Law school made me an alcoholic. Or, to be fair to law school, it was during law school that I crossed over to alcoholism.
In college, I used to drink on weekends and sometimes got drunk. But I could decide when I wanted to get drunk. In law school, drinking was a major social component of my life and was a good way to relax and unwind from the stress of the day. But I began to lose the power of choice in terms of my drinking. I got drunk when I did not intend to. I started to drink to black out and to embarrass myself and my friends.
I graduated, passed the bar, practiced law, got married, went into academia, had children, published articles, received promotions and tenure. All while I was still an active alcoholic. I was a “functioning” alcoholic and was able to practice my profession, attend church, volunteer in many community activities, and still be a good spouse and parent—or so I thought. I needed a drink desperately every day when I got home, though, and after that I might or might not remember the evening. I was not “present” for most of my adult life and was depressed, anxious, and angry at home.
Being in academics, I “audited” 12-step programs for many years before I got sober. I knew there was a problem, but being a well-educated person, I thought I could think, reason, or study my way to a solution. I attended hundreds of meetings and read dozens of books but could not deal with the reality that the only solution to my problem was to stop drinking.
For me, the crisis came when my spouse decided that our marriage was over. I very much loved my spouse and our life together. I could not imagine not seeing my children every day, nor splitting up the life we had built together. But we separated, and I started to attend 12-step meetings and began the long journey to sobriety.
I committed to that program of recovery and particularly came to love and respect the people in our local legal professionals group. I went to the weekly meetings and found people who understood my problem, including the incredulity and pain of asking oneself: “How did a smart and talented person like me get here? I have a good job, a nice home, and family and I am an active and productive member of the community. How can I be an alcoholic?” I met lawyers like me, personable and functional, yet defeated by their addictions and depression. That first year I also attended the annual Texas Lawyers Concerned for Lawyers convention and found even more attorneys who shared my problem, and showed me that a solution was possible.

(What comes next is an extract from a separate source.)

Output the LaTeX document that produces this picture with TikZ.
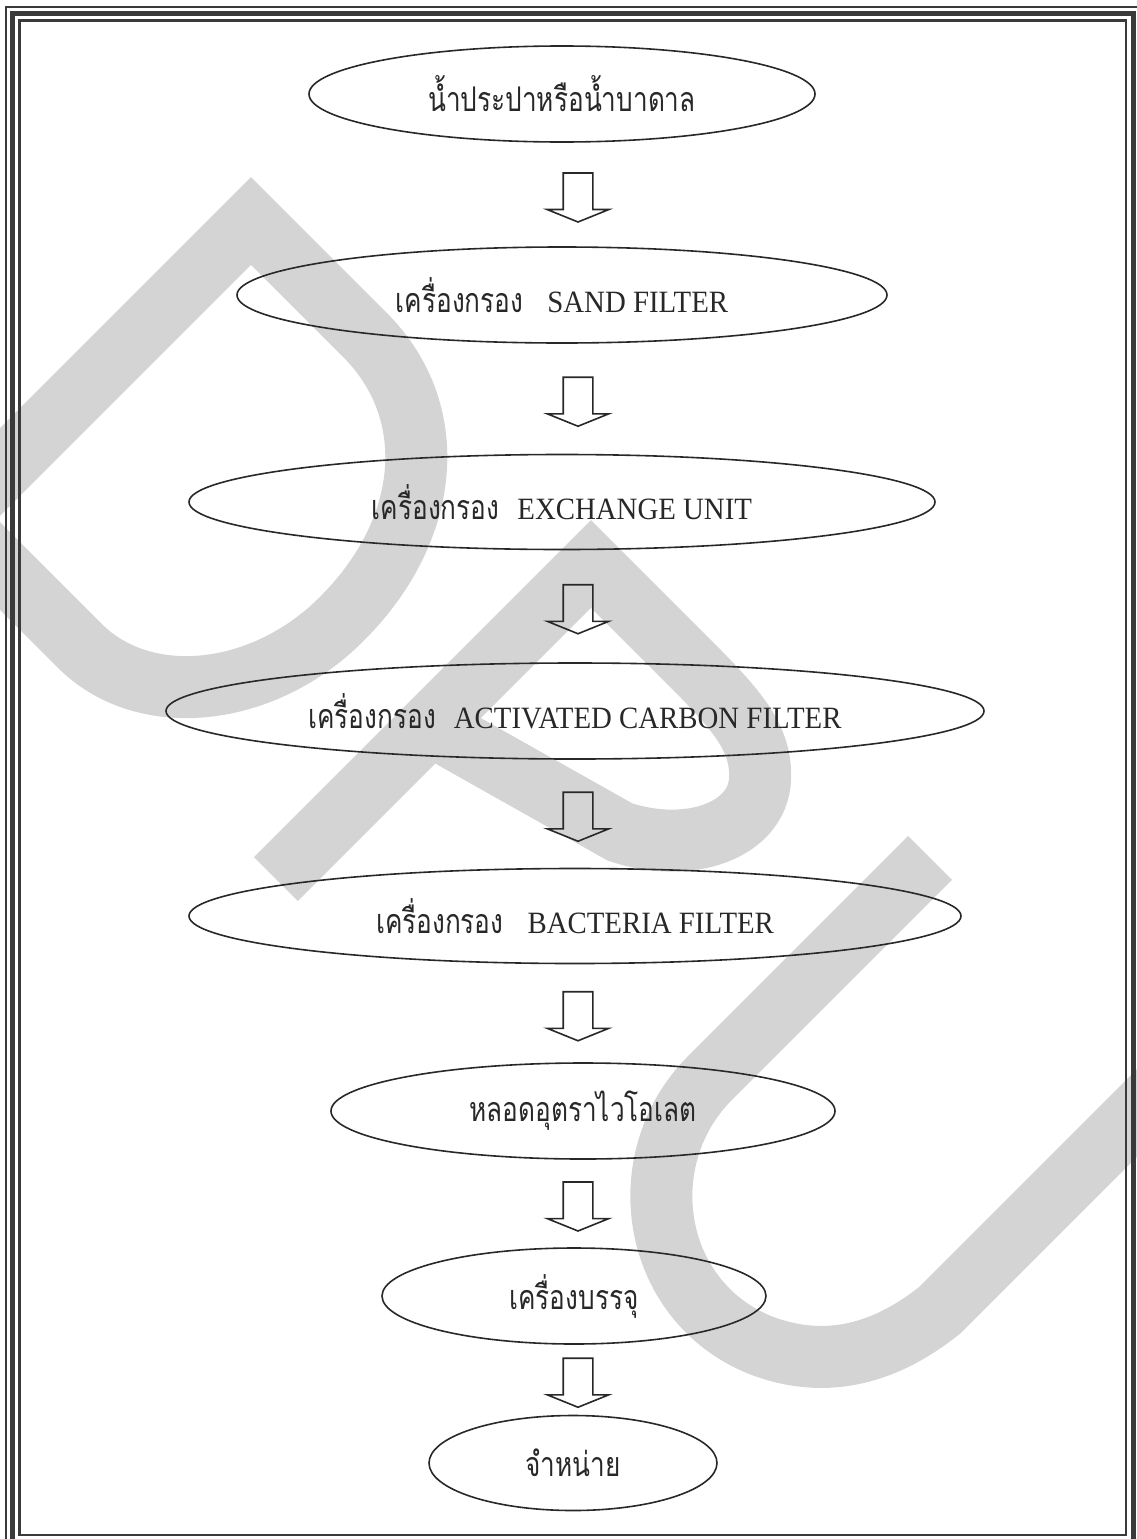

After a year sober, my life, objectively, was good, but I was separated and getting divorced. I cried every day and began to suffer from thoughts of suicide. I could not sleep and felt that everyone, except possibly my children, would be better off without me. I still had enough sense to realize that I really did not want to kill myself, so I began seeing a psychiatrist and counselor and started on a true road to recovery.
Since that time, now several years ago, I have come to realize that I used alcohol to treat my underlying problems of anxiety and depression. When the alcoholic “medicine” was removed from my system, it was important to get professional treatment since the 12-step program alone could not treat the mental health problems I had. I also now understand that depression is not a “character defect” or personality flaw that can be removed by prayer, service to others, or efforts of will. Depression, like alcohol, can be a sneaky and lifelong disease that needs to be treated and monitored.
Today, my life is good. I remarried, my first spouse and I remained friends, and we did a great job raising two wonderful children. I have true friends, I have my career, and it has thrived. I go to meetings regularly and reconnect with friends at the annual Texas LCL conference.
I still have problems, insecurities, worries, and occasionally a really bad day. However, I now know the difference between a genuine problem and an inconvenience. I value my friends and family and am actually there for them, rather than passed out on the couch or lying in bed with a hangover. Best of all, the future is not something I dread, but something I look forward to with hope for a better day.